Beaucoup de ces déçus de la campagne de Miroljub Labus voteront toutefois pour ce dernier dimanche prochain, afin de faire barrage au nationalisme conservateur que représente Vojislav Kostunica. Milo Petrovic ira lui aussi voter. «L’essentiel est que les élections soient validées. Les votes blancs compteront tout autant», explique-t-il, sans préciser davantage ses intentions. «Les préférences certaines de l’Occident pour le candidat Labus ont moins d’importance que le succès des élections.
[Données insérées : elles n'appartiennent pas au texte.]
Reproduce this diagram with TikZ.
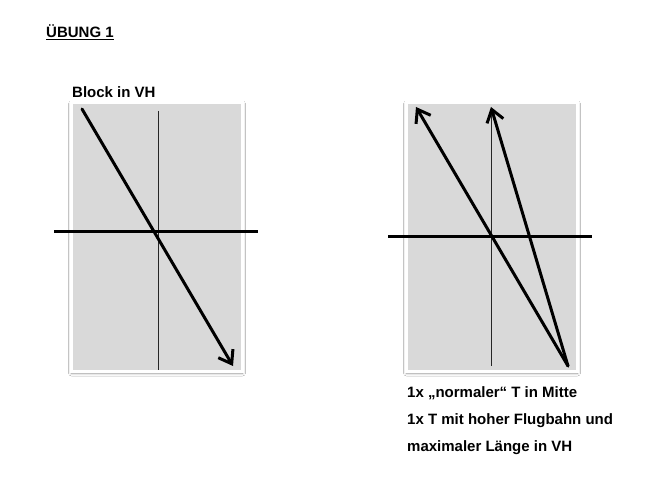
\documentclass[tikz,border=0pt]{standalone}
\usepackage{fontspec}
\setmainfont{Liberation Sans}
\usepackage{xcolor}
\usetikzlibrary{arrows.meta, positioning, shadows, shadows.blur}
\definecolor{feldgrau}{RGB}{217,217,217}

\begin{document}
\begin{tikzpicture}[
    x=1pt, y=-1pt,
    font=\bfseries\fontsize{15}{18}\selectfont,
    feld/.style={draw=white, line width=3pt, fill=feldgrau, inner sep=0pt, minimum width=171pt, minimum height=269pt, blur shadow={shadow xshift=0pt, shadow yshift=-1.5pt, shadow blur radius=3pt, shadow opacity=40}},
    mittellinie/.style={line width=0.8pt, black!85},
    grundlinie/.style={line width=3pt},
    pfeil/.style={-{Straight Barb[length=12pt, width=17pt, line width=3pt]}, line width=3pt, line cap=round}
]
\useasboundingbox[fill=white] (0,0) rectangle (654,500);

% Nodes
\node[anchor=base west, inner sep=0pt] (titel) at (46,38) {\underline{ÜBUNG 1}};
\node[anchor=base west, inner sep=0pt] (blocktext) at (72,98) {Block in VH};
\node[feld] (feldL) at (157,237) {};
\node[feld] (feldR) at (492,237) {};
\node[anchor=north west, inner sep=0pt, align=left, font=\bfseries\fontsize{15}{27}\selectfont] (erklaerung) at (407,386)
  {1x „normaler“ T in Mitte\\1x T mit hoher Flugbahn und\\maximaler Länge in VH};

% Coordinates
\coordinate (mitteLo) at (158,111);
\coordinate (mitteLu) at (158,370);
\coordinate (linieLa) at (54,232);
\coordinate (linieLb) at (258,232);
\coordinate (blockA) at (82,109);
\coordinate (blockB) at (233,366);
\coordinate (mitteRo) at (491,110);
\coordinate (mitteRu) at (491,366);
\coordinate (linieRa) at (388,237);
\coordinate (linieRb) at (592,237);
\coordinate (abwurf) at (568,366);
\coordinate (zielT) at (416,107);
\coordinate (zielH) at (491,107);

% Edges
\draw[mittellinie] (mitteLo) -- (mitteLu);
\draw[grundlinie] (linieLa) -- (linieLb);
\draw[pfeil] (blockA) -- (blockB);

\draw[mittellinie] (mitteRo) -- (mitteRu);
\draw[grundlinie] (linieRa) -- (linieRb);
\draw[pfeil] (abwurf) -- (zielT);
\draw[pfeil] (abwurf) -- (zielH);

\end{tikzpicture}
\end{document}
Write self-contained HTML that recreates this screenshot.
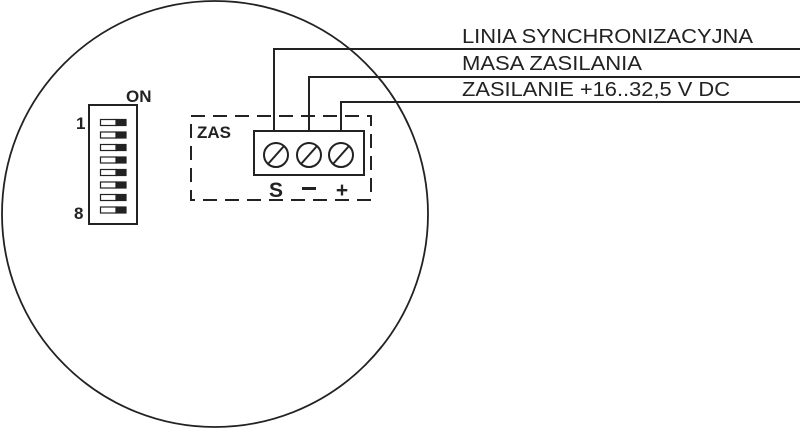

Si la Serbie se retrouve sans président dimanche soir, ce sera un très mauvais signal sur la stabilisation et la démocratisation du pays», reconnaissent la plupart des commentateurs politiques.

Il n’est pas certain que cette mobilisation des abstentionnistes soit suffisante. Si l’élection était annulée, la Serbie connaîtrait une nouvelle crise politique. Le gouvernement sera tenu d’organiser un nouveau scrutin dans un délais de trois mois. Dans l’immédiat, le Premier ministre de Serbie, Zoran Djindjic, adversaire résolu de Vojislav Kostunica, se retrouvera cependant plus que jamais maître du jeu. À charge pour lui d’accélérer le rythme des négociations constitutionnelles avec le Monténégro, afin de vider de toute sa substance la présidence fédérale yougoslave, toujours occupée par Vojislav Kostunica.